Though, if you wish to wait a little longer, you can actually run larger optimization problems on the CPU using the lightning.qubit device and the adjoint differentiation method. This trades memory for compute time, and will be OpenMP parallelized on Linux / MacOS machines (if you are running Windows, you can use WSL to get the parallelized version). It should be possible to swap one device for the other, if the memory wall becomes a problem reaching the 25qubit regime with backprop.

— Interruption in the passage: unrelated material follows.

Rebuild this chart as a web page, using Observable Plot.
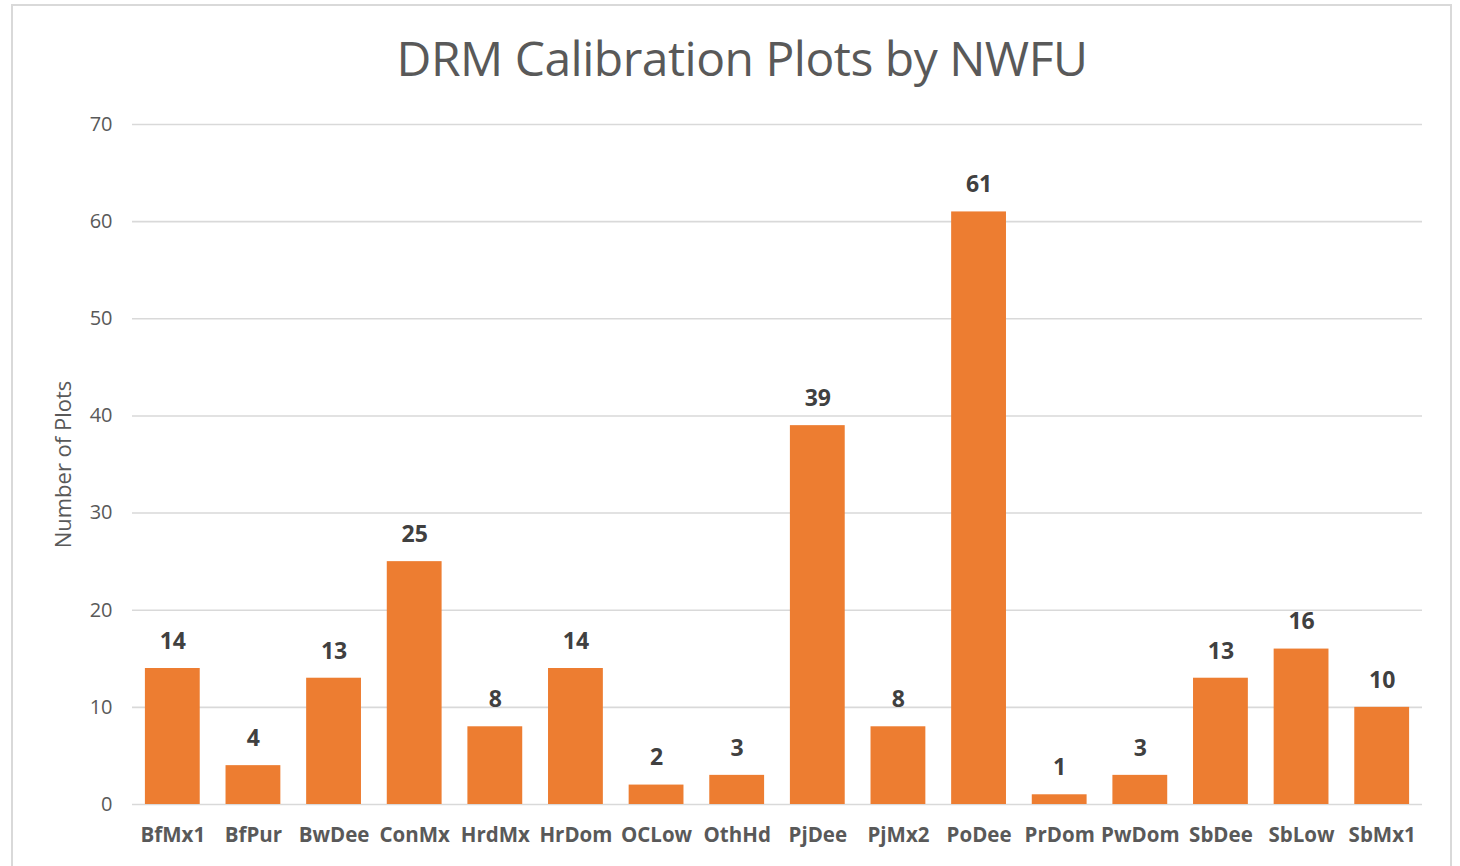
<!DOCTYPE html>
<html>
<head>
<meta charset="utf-8">
<script src="https://cdn.jsdelivr.net/npm/d3@7"></script>
<script src="https://cdn.jsdelivr.net/npm/@observablehq/plot@0.6"></script>
<style>
  html, body { margin: 0; padding: 0; background: #fff; }
  body { width: 1460px; height: 866px; position: relative; overflow: hidden; font-family: "Open Sans", sans-serif; }
  #frame { position: absolute; left: 11px; top: 4px; width: 1441px; height: 870px; border: 2px solid #d9d9d9; box-sizing: border-box; }
  #title { position: absolute; left: 0; top: 26px; width: 1484px; text-align: center; font-size: 48px; color: #595959; line-height: 64px; letter-spacing: -0.5px; }
  #chart { position: absolute; left: 0; top: 100px; }
</style>
</head>
<body>
<div id="frame"></div>
<div id="title">DRM Calibration Plots by NWFU</div>
<div id="chart"></div>
<script>
const categories = ["BfMx1","BfPur","BwDee","ConMx","HrdMx","HrDom","OCLow","OthHd","PjDee","PjMx2","PoDee","PrDom","PwDom","SbDee","SbLow","SbMx1"];
const counts = [14,4,13,25,8,14,2,3,39,8,61,1,3,13,16,10];
const yTicks = [0,10,20,30,40,50,60,70];

const data = categories.map((c, i) => ({cat: c, n: counts[i]}));

const chart = Plot.plot({
  width: 1460,
  height: 766,
  marginTop: 24,
  marginBottom: 62,
  marginLeft: 132,
  marginRight: 38,
  style: {fontFamily: "Open Sans, sans-serif", background: "transparent"},
  x: {domain: categories, paddingInner: 0.32, paddingOuter: 0.16, round: false},
  y: {domain: [0, 70]},
  marks: [
    Plot.gridY(yTicks, {stroke: "#d9d9d9", strokeOpacity: 1, strokeWidth: 1.6}),
    Plot.barY(data, {x: "cat", y: "n", fill: "#ED7D31"}),
    Plot.text(data, {x: "cat", y: "n", text: d => String(d.n), dy: -27, fontSize: 23, fontWeight: "bold", fill: "#404040"}),
    Plot.axisX({tickSize: 0, tickPadding: 23, fontSize: 20.5, fontWeight: "bold", fill: "#595959", label: null}),
    Plot.axisY({ticks: yTicks, tickSize: 0, tickPadding: 20, fontSize: 20, fill: "#595959", label: null}),
    Plot.text(["Number of Plots"], {frameAnchor: "left", textAnchor: "middle", dx: -69, rotate: -90, fontSize: 22, fill: "#595959"})
  ]
});
document.getElementById("chart").appendChild(chart);
</script>
</body>
</html>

Let us know if you require any further assistance.

2 Likes

Thank you very much for your time that worked!!! :slight_smile:
p.s. code runs smoothly for 21 qubits

3 Likes

Hi @mlxd just wanted to iterate on this thread since it’s related. I’m trying to implement something similar in my framework and it works nicely with "default.qubit.tf" + backprop but when I switch to qiskit.aer + parameter-shift I can not get any gradient tf.GradientTape() gives me zero all the time. Is there another way to use qiskit’s simulator with tf.vectorized_map?

Thanks

Hi @jackaraz, if you have a minimum working example of your code we can take a look. Feel free to drop it here.

Hi @mlxd here is a minimal example. I believe the problem occurs due to parameter-shift and since Qiskit does not allow it, it doesn’t work properly.

import tensorflow as tf
import pennylane as qml
from pennylane import numpy as np

dev1 = qml.device("qiskit.aer", wires = 2, shots=10, backend='qasm_simulator')
dev2 = qml.device("default.qubit.tf", wires = 2, shots=None)

@qml.qnode(dev2, diff_method="backprop", interface="tf")
def circuit2(inputs, weights):
    qml.AngleEmbedding(inputs, wires = range(2), rotation="Y")

    qml.RY(weights[0], wires=0)
    qml.RY(weights[1], wires=1)
    qml.CNOT(wires = [0, 1])

    return qml.probs(op=qml.PauliZ(1))

@qml.qnode(dev1, diff_method="parameter-shift", interface="tf")
def circuit1(inputs, weights):
    qml.AngleEmbedding(inputs, wires = range(2), rotation="Y")

    qml.RY(weights[0], wires=0)
    qml.RY(weights[1], wires=1)
    qml.CNOT(wires = [0, 1])

    return qml.probs(op=qml.PauliZ(1))

weights = tf.Variable(tf.random.uniform((2,), dtype=tf.float64), trainable=True)
inputs = tf.random.uniform((10,2), dtype=tf.float64)

circ = tf.function(circuit2)
contract = lambda inpts : tf.vectorized_map(lambda vec: circ(vec, weights), inpts)
with tf.GradientTape() as tape:
    yhat = tf.reduce_mean(contract(inputs))
tape.gradient(yhat, weights)

# Output : <tf.Tensor: shape=(2,), dtype=float64, numpy=array([ 1.38777878e-17, -2.77555756e-17])>

circ = tf.function(circuit1)
contract = lambda inpts : tf.vectorized_map(lambda vec: circ(vec, weights), inpts)
with tf.GradientTape() as tape:
    yhat = tf.reduce_mean(contract(inputs))
tape.gradient(yhat, weights)
# Output: <tf.Tensor: shape=(2,), dtype=float64, numpy=array([0., 0.])>

My yhat is poorly choosen but it shows whats happening here I believe. circuit1 always gives zero gradient no matter what but I can get proper results from circuit2. Also If instead of using vectorized_map if I use the batching function I wrote here it gives me a good gradient result as well but this does not parallelize the execution on GPU. So I believe I need to use vectorized_map to parallelize the batch execution or is there any other way that you can suggest?

Thanks

Hi @jackaraz I had a quick look at your example but it is not clear to me what should be happening on the GPU side. I think this may better be created as an issue in the PennyLane repo, as it will allow the rest of the team to have a look.

Hi @mlxd, thanks I’ll move it to the github then.